The letter addresses a request to provide housing for migrants, including unaccompanied minors, from the U.S. Department of Health and Human Services to the states in April — a request Ricketts denied.

“Nebraska is declining their request because we are reserving our resources for serving our kids,” Ricketts said in April. “I do not want our kids harmed as the result of President Biden’s bad policies.”

The governors also blasted the Biden administration for attempting to circumvent their decisions by asking private organizations and nonprofits to house migrant children.

According to the Washington Post, children and teenagers who cross the border without parents are typically held for one month while the government searches for family members or other potential sponsors that can take custody.

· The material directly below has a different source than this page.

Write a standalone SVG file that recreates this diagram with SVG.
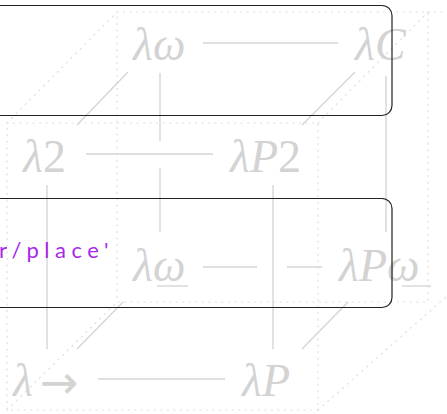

But the Republicans called those actions “unacceptable and unsustainable.”

“We have neither the resources nor the obligation to solve the federal government’s problem and foot the bill for the consequences of this administration’s misguided actions,” the letter states.

In addition to Ricketts, governors from Alabama, Arizona, Arkansas, Georgia, Idaho, Indiana, Iowa, Mississippi, Missouri, Montana, New Hampshire, North Dakota, Oklahoma, South Carolina, South Dakota, Tennessee, Texas, Utah and Wyoming signed onto the letter.

They asked Biden to abandon policies they say made a “self-created crisis that exploits families, undermines public safety, and threatens our national security.”

“We urge you to take action to end the humanitarian crisis and secure our southern border immediately,” the governors wrote.